Although many companies would like to quickly migrate to the latest scientific instruments, they have no effective way of disposing of their current scientific instruments or recouping their value. Tracking, redeploying, and disposing of assets based on useful life profiles help companies better manage both the effectiveness of scientific instruments in supporting organizational goals and instrument cost. In fact, the Investment Recovery Association (Kansas City, MO) states that individual companies may save as much as $150 million per year through effective asset management recovery services.

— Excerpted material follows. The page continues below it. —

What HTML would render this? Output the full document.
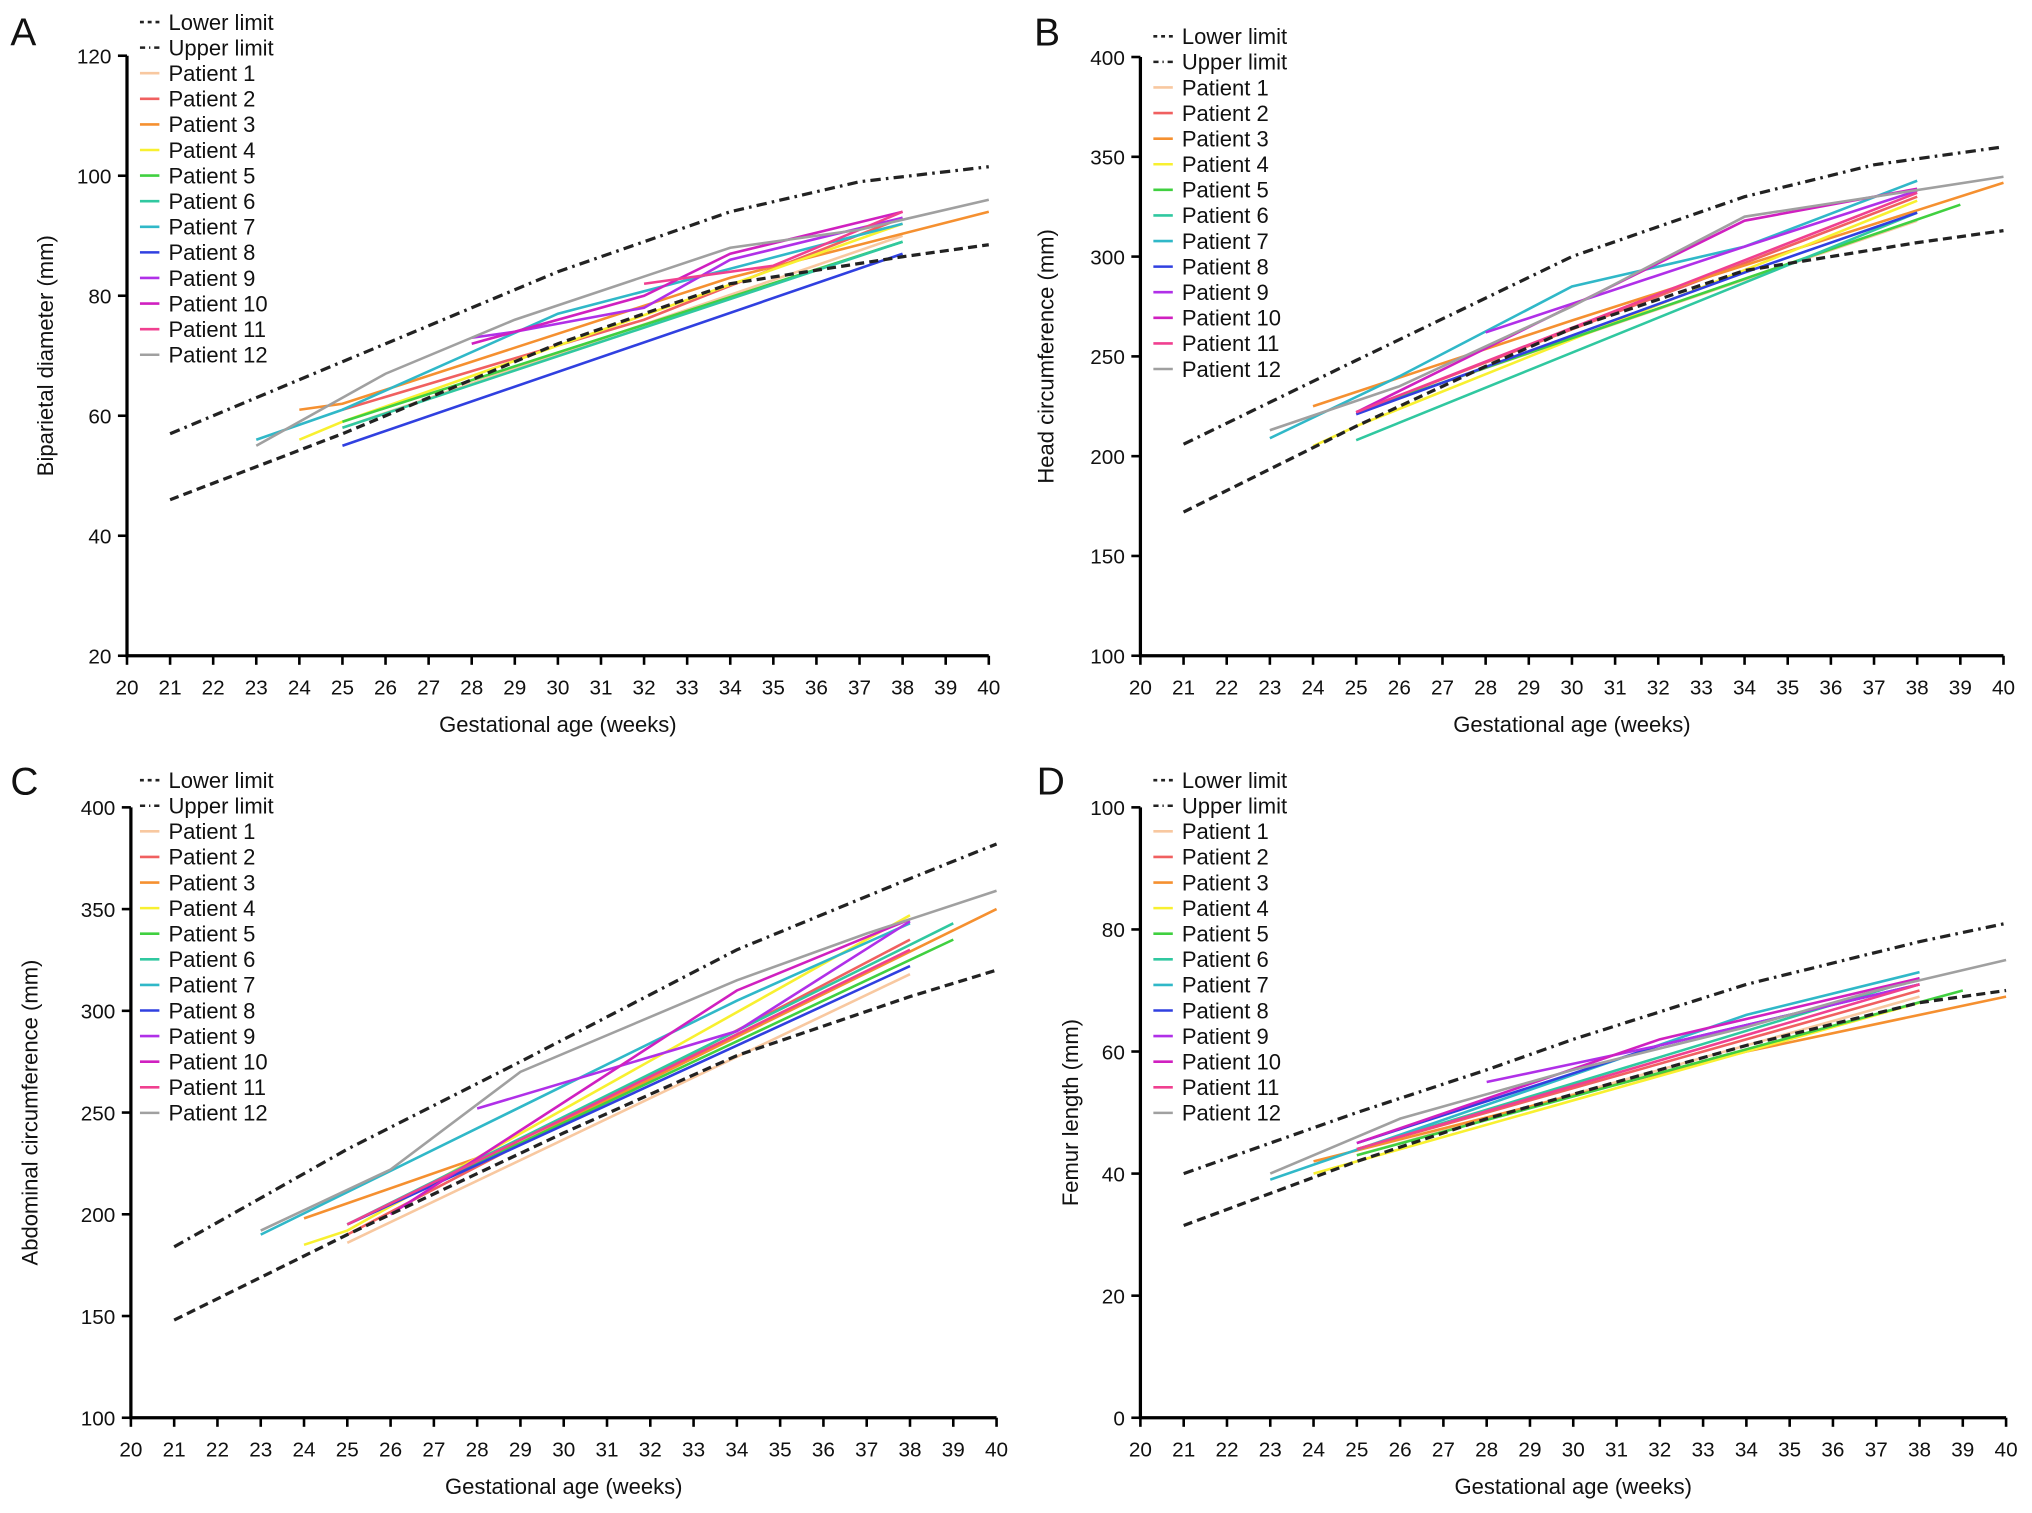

Solid LCM programs include an asset management recovery component. The program should gauge equipment acquisition and disposal timing based on utilization, functionality, new equipment introductions, used equipment values, and environmental factors. An understanding of these factors provides guidelines for redeployment and proactive timeframes for disposal to eliminate the unnecessary costs of underutilized or abandoned assets.

There are some instances, however, when holding on to older assets can be effective, but this requires a sound redeployment strategy. For example, an instrument no longer suitable for R&D applications demanding ultra highsensitivity technology may be ideally suited for use in an organization’s QA/ QC department. The key to the redeployment strategy is having a sound understanding of the organization’s scientific instrument assets and being able to align them with business goals.

STEP 4
Technology refresh—Ensure that the equipment portfolio has the flexibility to migrate within and across technologies

Research requirements can change from day to day, depending on project longevity. Scientists and laboratory managers are in a continuous struggle to align existing scientific instruments to new projects. Companies that do not have the capability to migrate to other technologies during and after the useful life of their technologies are finding themselves at a competitive disadvantage.

Consider two different generic pharmaceutical companies: Company A standardized on analytical instrumentation for small molecule production and Abbreviated New Drug Application (ANDA) submissions. They own and use lab equipment over its entire mechanical life.

Two years earlier, Company B executives anticipated the changing market conditions for biologic generics, e.g., off-patent opportunities and the debate in Congress. They developed an LCM program, which included a technology refresh strategy. Recently, Company B acquired time-of-flight (TOF) mass spectrometers to develop analytical methods for generic biologic approval. They traded in or sold single quadrupole LC mass spectrometers to the OEM, reducing the purchase price of the TOF acquisition.

Organizations like Company A that attempt to conduct today’s business on yesterday’s scientific instruments quickly find themselves losing their competitive edge. Through equipment acquisition and disposal strategies, LCM helps companies regain this edge by enabling them to migrate to scientific instruments needed for new R&D requirements and emerging projects instead of force-fitting existing scientific instruments.

Conclusion

The rapid rate of scientific instrument advancement will continue for the foreseeable future, and companies will continue to be challenged to meet or exceed laboratory productivity levels while managing their scientific instrument costs. Taking these first steps toward implementing an LCM program will enable pharmaceutical, biotechnology, and chemical companies to optimize scientific instrument investments and performance, while at the same time increasing productivity and maintaining flexibility in supporting scientific projects.